All pictures are to be skipped; retype only the lines from the top of the entries through the line with "import numpy as np", both included.

-- Begin DATA FOR THIS EXERCISE --

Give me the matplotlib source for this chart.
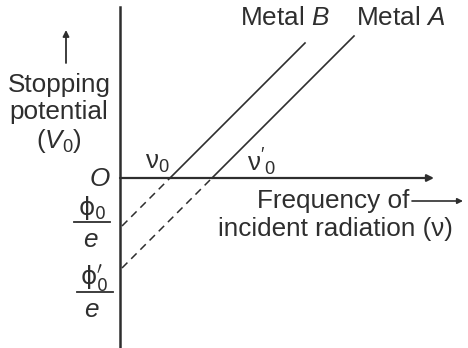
import matplotlib.pyplot as plt
import numpy as np

plt.rcParams['font.family'] = ['Liberation Sans', 'DejaVu Sans']
plt.rcParams['mathtext.fontset'] = 'custom'
plt.rcParams['mathtext.rm'] = 'Liberation Sans'
plt.rcParams['mathtext.it'] = 'Liberation Sans:italic'

# schematic values (origin at O, arbitrary units)
metals = ['B', 'A']
thresholds = [50, 92]        # nu0, nu0'
nu_end = [185, 234]          # where each solid line stops
slope = 1.0                  # h/e

ink = '#2e2e2e'
fs = 18.8

fig = plt.figure(figsize=(4.68, 3.48), dpi=100)
ax = fig.add_axes([0, 0, 1, 1])
ax.set_xlim(-120, 348)
ax.set_ylim(-170, 178)
ax.axis('off')

# axes
ax.plot([0, 0], [-175, 171], color=ink, lw=1.8)
ax.annotate('', xy=(314, 0), xytext=(0, 0),
            arrowprops=dict(arrowstyle='-|>', color=ink, lw=1.6,
                            mutation_scale=10, shrinkA=0, shrinkB=0))

for m, nu0, ne in zip(metals, thresholds, nu_end):
    nu = np.array([nu0, ne])
    ax.plot(nu, slope * (nu - nu0), color=ink, lw=1.2)
    nd = np.array([2, nu0])
    ax.plot(nd, slope * (nd - nu0), color=ink, lw=1.1, ls=(0, (5, 3.5)))

# labels
ax.text(165, 160, 'Metal $\\mathit{B}$', fontsize=fs, color=ink,
        ha='center', va='center')
ax.text(281, 160, 'Metal $\\mathit{A}$', fontsize=fs, color=ink,
        ha='center', va='center')

ax.annotate('', xy=(-54, 148), xytext=(-54, 115),
            arrowprops=dict(arrowstyle='-|>', color=ink, lw=1.3,
                            mutation_scale=9, shrinkA=0, shrinkB=0))
ax.text(-61, 64, 'Stopping\npotential\n($\\mathit{V}_0$)', fontsize=fs, color=ink,
        ha='center', va='center', linespacing=1.17)

ax.text(-20, -1, '$\\mathit{O}$', fontsize=fs, color=ink, ha='center', va='center')
ax.text(37, 15, '$\\mathrm{ν}_0$', fontsize=fs, color=ink, ha='center', va='center')
ax.text(142, 16, "$\\mathrm{ν}'_0$", fontsize=fs, color=ink, ha='center', va='center')

ax.text(289, -23, 'Frequency of', fontsize=fs, color=ink, ha='right', va='center')
ax.annotate('', xy=(343, -23), xytext=(292, -23),
            arrowprops=dict(arrowstyle='-|>', color=ink, lw=1.2,
                            mutation_scale=8, shrinkA=0, shrinkB=0))
ax.text(333, -51, 'incident radiation (ν)', fontsize=fs, color=ink,
        ha='right', va='center')

# intercept fractions
ax.text(-28, -30, '$\\mathrm{\\phi}_0$', fontsize=fs - 1, color=ink, ha='center',
        va='center', math_fontfamily='dejavusans')
ax.plot([-46, -10], [-44, -44], color=ink, lw=1.3)
ax.text(-29, -62, '$e$', fontsize=fs, color=ink, ha='center', va='center')

ax.text(-26, -101, "$\\mathrm{\\phi}_0^{\\prime}$", fontsize=fs - 1, color=ink,
        ha='center', va='center', math_fontfamily='dejavusans')
ax.plot([-43, -7], [-114, -114], color=ink, lw=1.3)
ax.text(-28, -132, '$e$', fontsize=fs, color=ink, ha='center', va='center')

fig.savefig('out.png', dpi=100)
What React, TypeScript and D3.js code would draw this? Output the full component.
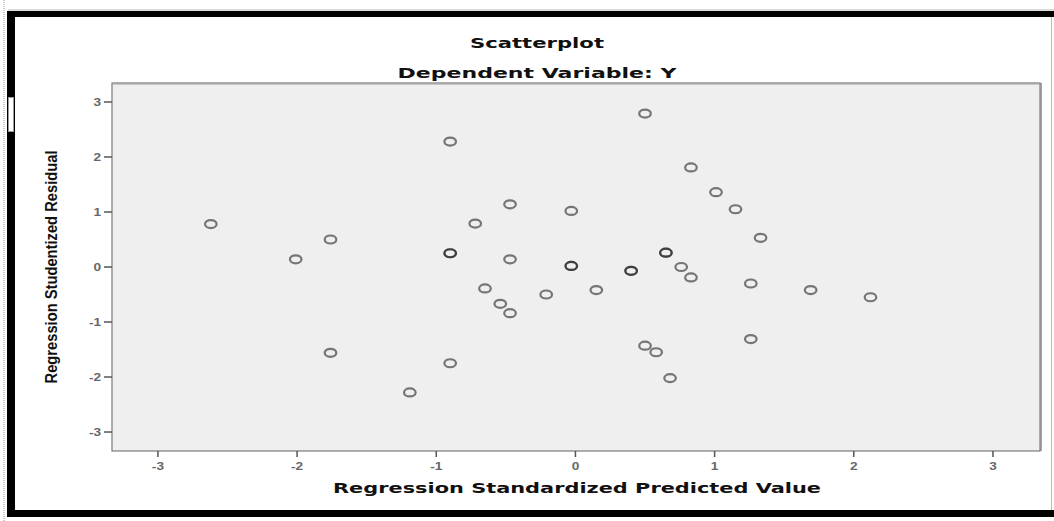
import React from 'react';
import * as d3 from 'd3';

// predicted (x) and studentized residual (y); repeated rows are overlapping cases
const predicted = [
  -2.62, -2.01, -1.76, -1.76, -1.19, -0.9, -0.9, -0.9, -0.9, -0.72, -0.47, -0.47,
  -0.65, -0.54, -0.47, -0.21, -0.03, -0.03, -0.03, 0.15, 0.4, 0.4, 0.5, 0.5,
  0.58, 0.65, 0.65, 0.68, 0.76, 0.83, 0.83, 1.01, 1.15, 1.33, 1.26, 1.26, 1.69, 2.12,
];
const residual = [
  0.78, 0.14, 0.5, -1.56, -2.28, 2.28, 0.25, 0.25, -1.75, 0.79, 1.14, 0.14,
  -0.39, -0.67, -0.84, -0.5, 1.02, 0.02, 0.02, -0.42, -0.07, -0.07, 2.79, -1.43,
  -1.55, 0.26, 0.26, -2.02, 0.0, -0.19, 1.81, 1.36, 1.05, 0.53, -0.3, -1.31, -0.42, -0.55,
];
const xTicks = [-3, -2, -1, 0, 1, 2, 3];
const yTicks = [3, 2, 1, 0, -1, -2, -3];

const W = 1054;
const H = 521;

export default function App() {
  const x = d3.scaleLinear().domain([-3.33, 3.338]).range([112, 1040]);
  const y = d3.scaleLinear().domain([-3.345, 3.345]).range([451, 83]);
  const [x0, x1] = x.range();
  const [y0, y1] = y.range();

  return (
    <svg width={W} height={H} style={{ position: 'absolute', left: 0, top: 0, background: '#fff' }}>
      {/* page frame */}
      <line x1={4} x2={4} y1={0} y2={H} stroke="#999" strokeDasharray="1,1" />
      <line x1={8} x2={W} y1={10} y2={10} stroke="#bbb" />
      <rect x={7} y={11} width={W - 7} height={6} fill="#000" />
      <rect x={7} y={11} width={8} height={506} fill="#000" />
      <rect x={7} y={510} width={W - 7} height={7} fill="#000" />
      <line x1={1051.5} x2={1051.5} y1={17} y2={510} stroke="#bbb" />
      <rect x={8.5} y={97.5} width={5} height={34} fill="#fff" stroke="#999" />

      {/* titles */}
      <text x={537} y={48} textAnchor="middle" fontFamily="DejaVu Sans" fontWeight="bold" fontSize={14.5}
        textLength={134} lengthAdjust="spacingAndGlyphs" fill="#111">Scatterplot</text>
      <text x={537} y={78} textAnchor="middle" fontFamily="DejaVu Sans" fontWeight="bold" fontSize={14.5}
        textLength={279} lengthAdjust="spacingAndGlyphs" fill="#111">Dependent Variable: Y</text>

      {/* plot area */}
      <rect x={x0} y={y1} width={x1 - x0} height={y0 - y1} fill="#efefef" stroke="#7a7a7a" strokeWidth={1.2} />
      <line x1={x0} x2={x1 + 1} y1={y1 + 1} y2={y1 + 1} stroke="#a0a0a0" strokeWidth={1} />
      <line x1={x1 + 1} x2={x1 + 1} y1={y1} y2={y0} stroke="#888" strokeWidth={1.5} />

      {/* y axis */}
      {yTicks.map(t => (
        <g key={'y' + t}>
          <line x1={x0 - 8} x2={x0} y1={y(t)} y2={y(t)} stroke="#555" strokeWidth={1.5} />
          <text transform={`translate(${x0 - 11},${y(t) + 4}) scale(1.3,1)`} textAnchor="end"
            fontFamily="Liberation Sans" fontWeight="bold" fontSize={10.5} fill="#666">{t}</text>
        </g>
      ))}
      {/* x axis */}
      {xTicks.map(t => (
        <g key={'x' + t}>
          <line x1={x(t)} x2={x(t)} y1={y0} y2={y0 + 6} stroke="#555" strokeWidth={1.5} />
          <text transform={`translate(${x(t)},${y0 + 19}) scale(1.3,1)`} textAnchor="middle"
            fontFamily="Liberation Sans" fontWeight="bold" fontSize={10.5} fill="#666">{t}</text>
        </g>
      ))}

      <text x={577} y={493} textAnchor="middle" fontFamily="DejaVu Sans" fontWeight="bold" fontSize={14}
        textLength={488} lengthAdjust="spacingAndGlyphs" fill="#111">Regression Standardized Predicted Value</text>
      <text transform={`translate(57,${(y0 + y1) / 2}) scale(1.3,1) rotate(-90)`} textAnchor="middle"
        fontFamily="Liberation Sans" fontWeight="bold" fontSize={13} textLength={233}
        lengthAdjust="spacingAndGlyphs" fill="#111">Regression Studentized Residual</text>

      {/* points */}
      {predicted.map((p, i) => (
        <ellipse key={i} cx={x(p)} cy={y(residual[i])} rx={5.8} ry={4} fill="none"
          stroke="#111" strokeOpacity={0.55} strokeWidth={2.2} />
      ))}
    </svg>
  );
}
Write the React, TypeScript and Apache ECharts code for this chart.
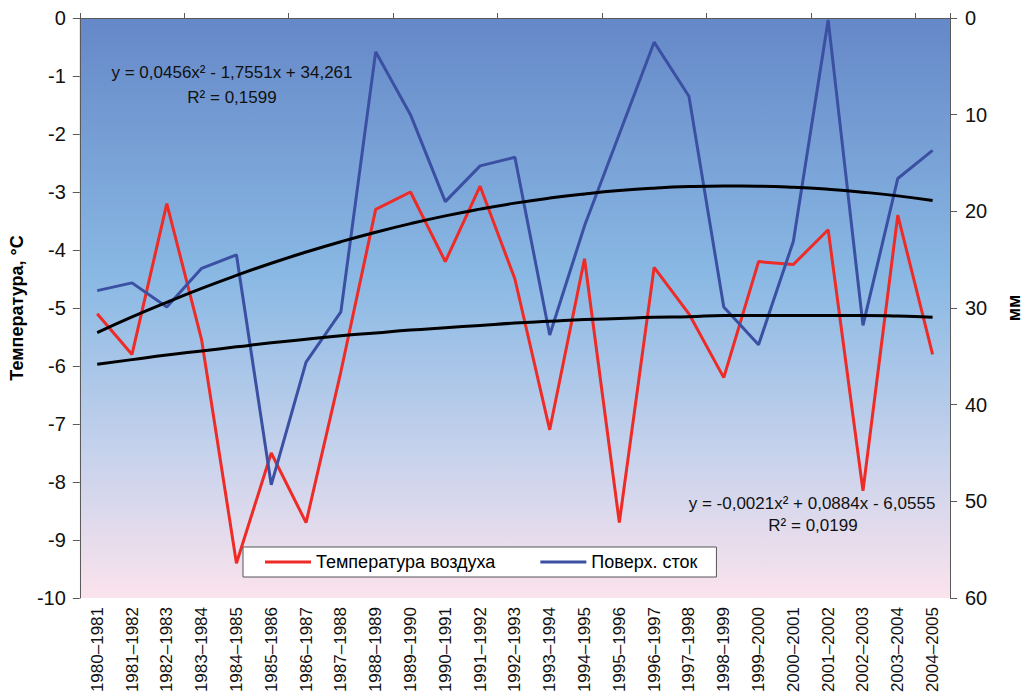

-- End DATA FOR THIS EXERCISE --

TASK RESULT:
Give me the matplotlib source for this chart.
import matplotlib.pyplot as plt
import numpy as np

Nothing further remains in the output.